DevOps stems from Agile Methodology and the DevOps Continuous Continuum forms DevOps Principles of Continuous Integration, Continuous Delivery, and Continuous Deployment. The automation tools are important prerequisites for organizations aiming for continuous deployment. These automation tools ensure that codes produced are in a continuous deployment state with minimal human intervention and aims to release small changes on a frequent basis. DevOps Unicorns such as Amazon release codes every 11.7 seconds and Netflix releases codes 1000 times per day on an average. The path to becoming DevOps ready is to aim for releasing production ready codes that go through automated testing and directly to the production server in the shortest possible time. Enterprise CTOs and CIOs should consider opting for DevOps-as-a-service if their DevOps efforts are not adding up to provide faster release cycle.
- Be tolerant to failures and mistakes with a collaborative culture
If your organization has set out to adopt DevOps, then it is essential that you get ready for the big culture shift. Prior to DevOps phenomenon, delayed delivery and bugs were a tacit expectation. However, adopting DevOps doesn’t equate with zero percent error. DevOps is a practice that cultivates the culture of learning from mistakes and evolving with it along with collaboration between concerned departments.

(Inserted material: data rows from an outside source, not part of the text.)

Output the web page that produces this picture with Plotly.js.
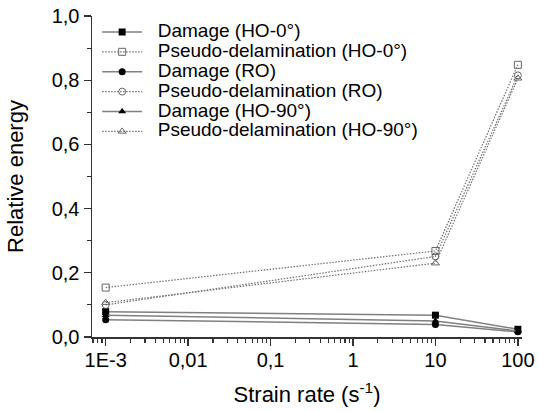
<!DOCTYPE html>
<html>
<head>
<meta charset="utf-8">
<script src="https://cdn.plot.ly/plotly-3.0.1.min.js"></script>
<style>html,body{margin:0;padding:0;background:#fff;}#chart{width:539px;height:411px;}</style>
</head>
<body>
<div id="chart"></div>
<script>
// Data
const strainRate = [0.001, 10, 100];
const damageHO0 = [0.079, 0.068, 0.024];
const pseudoHO0 = [0.154, 0.268, 0.848];
const damageRO = [0.054, 0.039, 0.016];
const pseudoRO = [0.100, 0.251, 0.815];
const damageHO90 = [0.068, 0.050, 0.019];
const pseudoHO90 = [0.107, 0.230, 0.806];

const seriesNames = [
  'Damage (HO-0°)', 'Pseudo-delamination (HO-0°)',
  'Damage (RO)', 'Pseudo-delamination (RO)',
  'Damage (HO-90°)', 'Pseudo-delamination (HO-90°)'
];
const xTickVals = [0.001, 0.01, 0.1, 1, 10, 100];
const xTickText = ['1E-3', '0,01', '0,1', '1', '10', '100'];

const minorVals = [];
for (let e = -4; e <= 2; e++) {
  for (let m = 2; m <= 9; m++) minorVals.push(m * Math.pow(10, e));
}

const lineGrey = '#808080';
const dotGrey = '#707070';
function lbl(t) { return '<span style="font-size:19px">\u00a0\u00a0' + t + '</span>'; }

function dmg(y, name, symbol) {
  return {x: strainRate, y: y, name: lbl(name), type: 'scatter', mode: 'lines+markers',
    line: {color: lineGrey, width: 1.5},
    marker: {symbol: symbol, size: 7, color: '#000', line: {width: 0}}};
}
function pse(y, name, symbol) {
  return {x: strainRate, y: y, name: lbl(name), type: 'scatter', mode: 'lines+markers',
    line: {color: dotGrey, width: 1.2, dash: '1.5px,1.5px'},
    marker: {symbol: symbol, size: 7, color: '#666', line: {width: 1, color: '#666'}}};
}

const data = [
  dmg(damageHO0, seriesNames[0], 'square'),
  pse(pseudoHO0, seriesNames[1], 'square-open'),
  dmg(damageRO, seriesNames[2], 'circle'),
  pse(pseudoRO, seriesNames[3], 'circle-open'),
  dmg(damageHO90, seriesNames[4], 'triangle-up'),
  pse(pseudoHO90, seriesNames[5], 'triangle-up-open')
];

const font = {family: 'Liberation Sans, Arial, sans-serif', color: '#000'};

const layout = {
  width: 539, height: 411,
  margin: {l: 92, r: 17, t: 15.5, b: 73.5},
  paper_bgcolor: '#fff', plot_bgcolor: '#fff',
  separators: ',.',
  font: font,
  showlegend: true,
  legend: {x: 0.012, y: 0.997, xanchor: 'left', yanchor: 'top', bgcolor: 'rgba(0,0,0,0)',
    font: {family: font.family, size: 13.0, color: '#000'}, itemwidth: 40, tracegroupgap: 0},
  xaxis: {
    type: 'log', range: [-3.166, 2.05],
    tickmode: 'array', tickvals: xTickVals, ticktext: xTickText,
    ticks: 'outside', ticklen: 7, tickwidth: 1.3, tickcolor: '#333',
    ticklabelstandoff: -3,
    showline: true, linecolor: '#333', linewidth: 1.5,
    showgrid: false, zeroline: false,
    tickfont: {family: font.family, size: 20, color: '#000'},
    minor: {tickmode: 'array', tickvals: minorVals, ticks: 'outside', ticklen: 4, tickwidth: 1.2, tickcolor: '#333', showgrid: false},
    title: {text: 'Strain rate (s<sup>-1</sup>)', font: {family: font.family, size: 22, color: '#000'}, standoff: 17}
  },
  yaxis: {
    range: [0, 1], tickmode: 'linear', tick0: 0, dtick: 0.2, tickformat: '.1f',
    ticks: 'outside', ticklen: 7, tickwidth: 1.3, tickcolor: '#333',
    showline: true, linecolor: '#333', linewidth: 1.5,
    showgrid: false, zeroline: false,
    tickfont: {family: font.family, size: 20, color: '#000'},
    minor: {dtick: 0.1, ticks: 'outside', ticklen: 4, tickwidth: 1.2, tickcolor: '#333', showgrid: false},
    title: {text: 'Relative energy', font: {family: font.family, size: 22, color: '#000'}, standoff: 22}
  }
};

Plotly.newPlot('chart', data, layout, {displayModeBar: false, staticPlot: true});
</script>
</body>
</html>
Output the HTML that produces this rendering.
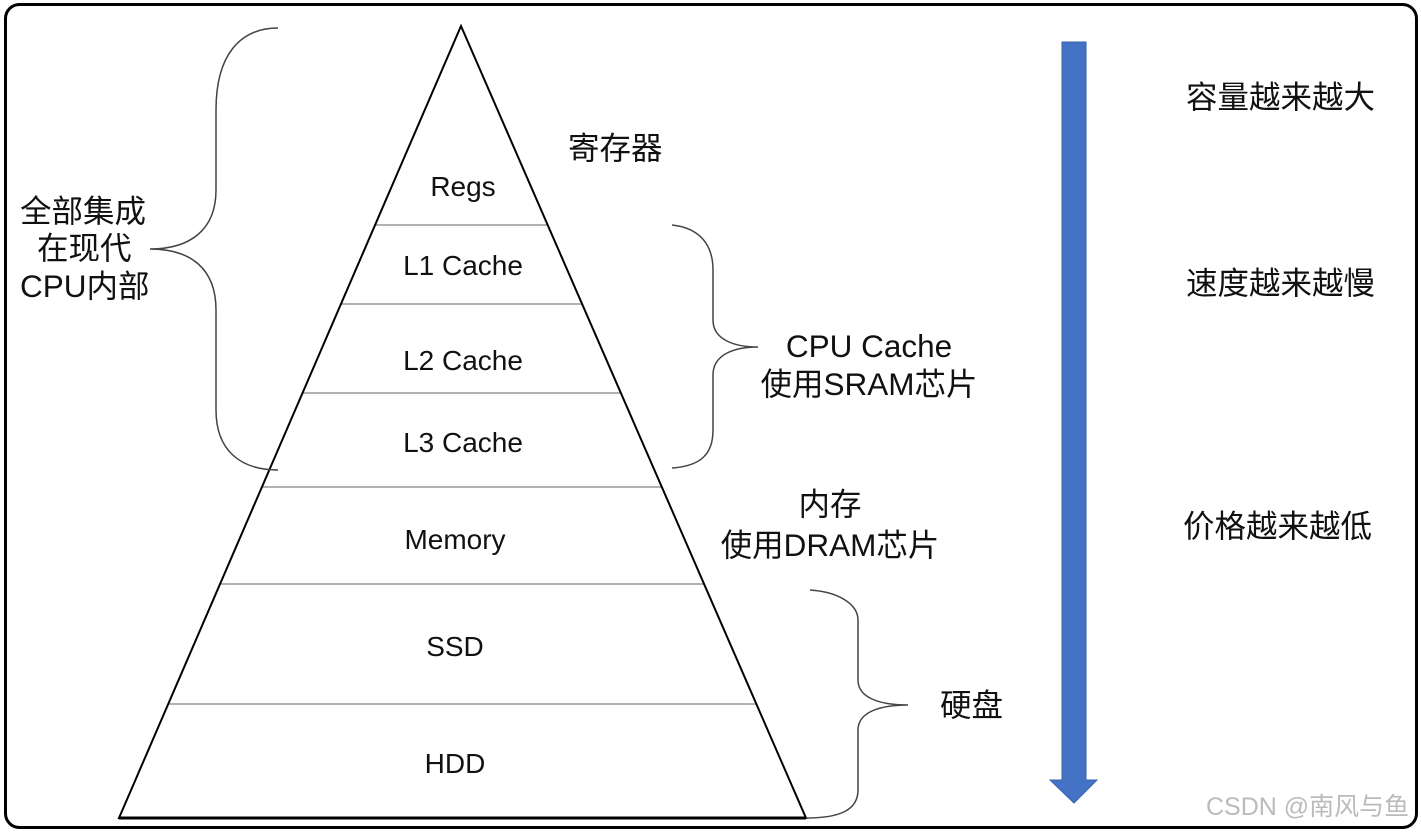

In order to emulate a true DevOps culture, organizations need to be open to scope for improvement and provide a margin for error. You might be automating using the right mix of tools and releasing production ready codes frequently, but you are still not DevOps ready and should consider DevOps Consulting if your Dev and Ops team have no free communication and are not open to identifying errors and fixing them. One of the foremost tenets of the DevOps culture is a collaboration between Dev, Ops, and testing team to figure out issues and fix them before they reach the production environment.
CIO action points
According to an IDC report, downtime costs for infrastructure failure can be as high as $100,000 an hour for a Fortune 1,000 company. The costs are even higher for mission critical applications. This should serve as an eye opener for enterprise CIOs and CTOs to consider adopting DevOps.
As per 2016 State of the DevOps Report, DevOps Companies are deploying applications 200X faster and also enjoy 24X faster recovery from failure. However, the journey towards DevOps is far from an overnight transition.
Specifically for large organizations, they need to slowly make a transition -supporting legacy systems while moving to microservices, traditional application release as well as Continuous delivery pipelines, on premise as well as on-cloud infrastructure. The journey towards becoming a DevOps Unicorn is not an easy one, but certainly doable.